HiSTalk

Hierarchical Speech Feature-based Landmark Displacements for 3D Talking Head Animation

Demo Video

If the video playback is slow or stuttering, please download the demo video and play it locally for a smoother experience.

Comparisons with CodeTalker, FaceFormer, and DiffSpeaker.

Abstract

Speech-driven 3D talking head animation seeks to generate realistic, expressive facial motions directly from audio.
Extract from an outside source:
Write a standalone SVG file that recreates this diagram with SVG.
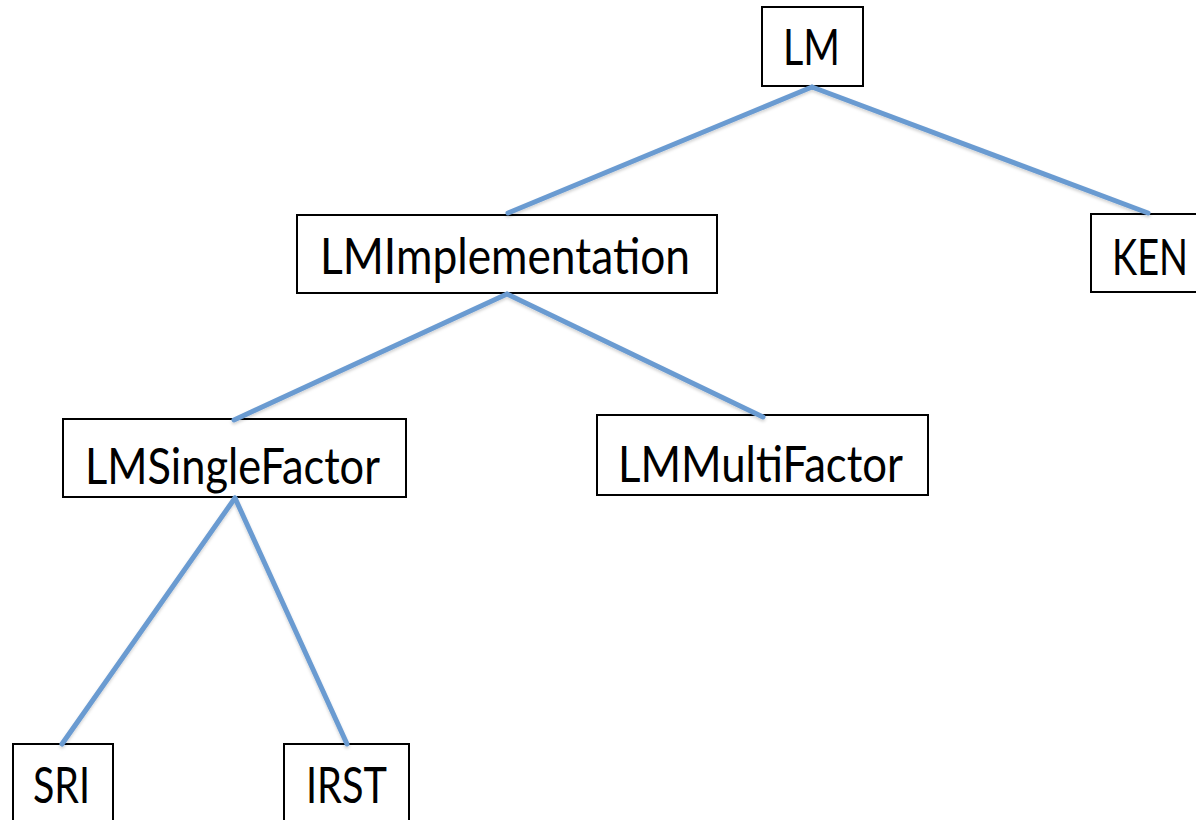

Most existing methods use only single-scale (i.e., frame-level) speech features and directly regress full-face geometry, ignoring the influence of multi-level cues (phonemes, words, utterances) on facial motions, often resulting in over-smoothed, unnatural movements.
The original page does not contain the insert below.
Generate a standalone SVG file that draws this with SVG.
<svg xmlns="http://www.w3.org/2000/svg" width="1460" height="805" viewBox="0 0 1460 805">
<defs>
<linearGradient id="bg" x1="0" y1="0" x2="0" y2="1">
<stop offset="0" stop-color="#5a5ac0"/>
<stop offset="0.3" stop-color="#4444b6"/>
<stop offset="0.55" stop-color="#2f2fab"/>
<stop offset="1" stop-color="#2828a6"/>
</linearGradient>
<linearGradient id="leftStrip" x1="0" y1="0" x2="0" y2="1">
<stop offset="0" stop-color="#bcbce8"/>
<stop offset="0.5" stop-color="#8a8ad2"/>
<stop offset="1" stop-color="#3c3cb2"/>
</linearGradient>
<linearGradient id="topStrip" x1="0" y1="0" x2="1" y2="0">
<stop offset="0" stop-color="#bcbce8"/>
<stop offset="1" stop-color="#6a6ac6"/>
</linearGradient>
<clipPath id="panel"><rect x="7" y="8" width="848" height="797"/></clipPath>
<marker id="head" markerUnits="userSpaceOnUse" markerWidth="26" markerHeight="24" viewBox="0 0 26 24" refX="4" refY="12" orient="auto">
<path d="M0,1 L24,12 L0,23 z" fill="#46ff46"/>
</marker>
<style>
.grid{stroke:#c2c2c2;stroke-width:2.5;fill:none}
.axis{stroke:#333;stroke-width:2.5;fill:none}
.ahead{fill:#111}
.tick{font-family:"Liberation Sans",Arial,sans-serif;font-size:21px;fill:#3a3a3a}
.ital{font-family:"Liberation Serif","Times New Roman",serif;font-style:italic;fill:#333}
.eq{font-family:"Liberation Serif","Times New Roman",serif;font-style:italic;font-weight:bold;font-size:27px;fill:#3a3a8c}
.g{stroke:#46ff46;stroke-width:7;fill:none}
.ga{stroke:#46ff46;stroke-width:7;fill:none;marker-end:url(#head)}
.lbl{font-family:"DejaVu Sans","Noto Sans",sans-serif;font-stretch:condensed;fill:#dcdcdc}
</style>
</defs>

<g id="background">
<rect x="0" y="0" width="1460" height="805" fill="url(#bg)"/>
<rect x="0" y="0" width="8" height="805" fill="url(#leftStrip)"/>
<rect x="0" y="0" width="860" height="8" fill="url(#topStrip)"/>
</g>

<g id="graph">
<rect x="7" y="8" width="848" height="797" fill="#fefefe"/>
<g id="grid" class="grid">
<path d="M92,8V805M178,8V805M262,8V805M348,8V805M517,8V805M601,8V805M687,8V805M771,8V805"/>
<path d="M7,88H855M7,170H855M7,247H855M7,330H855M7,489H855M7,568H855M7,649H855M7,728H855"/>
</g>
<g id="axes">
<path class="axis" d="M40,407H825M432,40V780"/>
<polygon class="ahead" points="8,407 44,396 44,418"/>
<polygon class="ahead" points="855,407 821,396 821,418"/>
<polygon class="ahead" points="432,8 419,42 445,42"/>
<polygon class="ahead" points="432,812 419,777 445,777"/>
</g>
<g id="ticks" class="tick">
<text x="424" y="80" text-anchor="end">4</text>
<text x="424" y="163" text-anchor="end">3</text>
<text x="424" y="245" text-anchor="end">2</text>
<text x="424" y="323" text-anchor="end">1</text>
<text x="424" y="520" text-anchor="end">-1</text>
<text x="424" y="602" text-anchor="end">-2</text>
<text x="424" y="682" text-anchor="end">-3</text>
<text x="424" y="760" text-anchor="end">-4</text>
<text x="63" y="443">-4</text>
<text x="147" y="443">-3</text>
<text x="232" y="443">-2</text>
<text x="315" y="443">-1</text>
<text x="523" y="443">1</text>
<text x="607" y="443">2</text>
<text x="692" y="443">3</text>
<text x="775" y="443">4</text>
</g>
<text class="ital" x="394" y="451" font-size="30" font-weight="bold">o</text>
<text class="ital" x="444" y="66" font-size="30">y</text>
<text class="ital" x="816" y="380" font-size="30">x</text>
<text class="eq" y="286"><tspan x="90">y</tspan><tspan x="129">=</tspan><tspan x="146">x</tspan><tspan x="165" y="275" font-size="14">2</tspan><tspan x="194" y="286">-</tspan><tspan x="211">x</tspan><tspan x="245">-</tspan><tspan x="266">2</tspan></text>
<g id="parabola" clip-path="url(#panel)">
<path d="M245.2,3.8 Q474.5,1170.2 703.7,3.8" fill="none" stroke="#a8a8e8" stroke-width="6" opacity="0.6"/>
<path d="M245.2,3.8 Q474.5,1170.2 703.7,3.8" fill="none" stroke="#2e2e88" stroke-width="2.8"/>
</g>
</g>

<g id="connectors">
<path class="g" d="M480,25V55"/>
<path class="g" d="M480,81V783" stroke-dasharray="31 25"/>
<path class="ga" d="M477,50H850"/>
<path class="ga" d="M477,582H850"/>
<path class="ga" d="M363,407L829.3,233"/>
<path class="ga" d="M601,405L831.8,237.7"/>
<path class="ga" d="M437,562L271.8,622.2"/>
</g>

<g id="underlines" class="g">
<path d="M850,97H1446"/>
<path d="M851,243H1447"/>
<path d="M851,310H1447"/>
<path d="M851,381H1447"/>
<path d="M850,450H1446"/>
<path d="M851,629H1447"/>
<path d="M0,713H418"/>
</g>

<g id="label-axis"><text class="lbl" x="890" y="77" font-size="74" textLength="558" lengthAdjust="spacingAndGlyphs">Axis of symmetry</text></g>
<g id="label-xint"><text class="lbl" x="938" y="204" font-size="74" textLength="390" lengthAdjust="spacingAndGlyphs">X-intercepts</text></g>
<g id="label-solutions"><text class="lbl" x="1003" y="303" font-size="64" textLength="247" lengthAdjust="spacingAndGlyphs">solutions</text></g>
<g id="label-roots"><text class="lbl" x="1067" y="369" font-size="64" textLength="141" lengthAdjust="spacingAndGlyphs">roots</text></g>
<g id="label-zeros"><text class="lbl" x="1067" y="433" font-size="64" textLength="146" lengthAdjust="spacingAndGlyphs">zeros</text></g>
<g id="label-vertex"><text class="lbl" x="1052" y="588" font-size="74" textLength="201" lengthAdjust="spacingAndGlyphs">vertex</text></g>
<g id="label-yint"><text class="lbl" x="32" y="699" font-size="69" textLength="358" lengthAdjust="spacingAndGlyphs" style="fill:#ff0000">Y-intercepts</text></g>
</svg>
To address this, we propose HiSTalk, a hierarchical framework comprising:

  • Coarse Motion Generator (CMG)
  • Fine Motion Refiner (FMR) including:
    • HSF2S Encoder
    • S2D Decoder

HiSTalk achieves precise lip-sync and expressive facial animation, outperforming state-of-the-art methods on VOCASET and BIWI.

Method Overview

HiSTalk Framework
  • CMG: captures global facial motion trajectories from audio.
  • FMR: refines local facial dynamics through hierarchical speech modeling.

Quantitative Results

Dataset LVE ↓ FDD ↓ LRP ↑
VOCASET-Test 2.6715 3.3657 97.21%
BIWI-Test-A 3.7554 2.7129 91.92%

User Study

Users preferred HiSTalk over CodeTalker in lip-sync (62.2%) and realism (55.6%), and over DiffSpeaker in lip-sync (57.8%) and realism (64.4%).

Ablation Study

Removing CMG or FMR increases FDD significantly on VOCASET-Test, confirming the necessity of each module.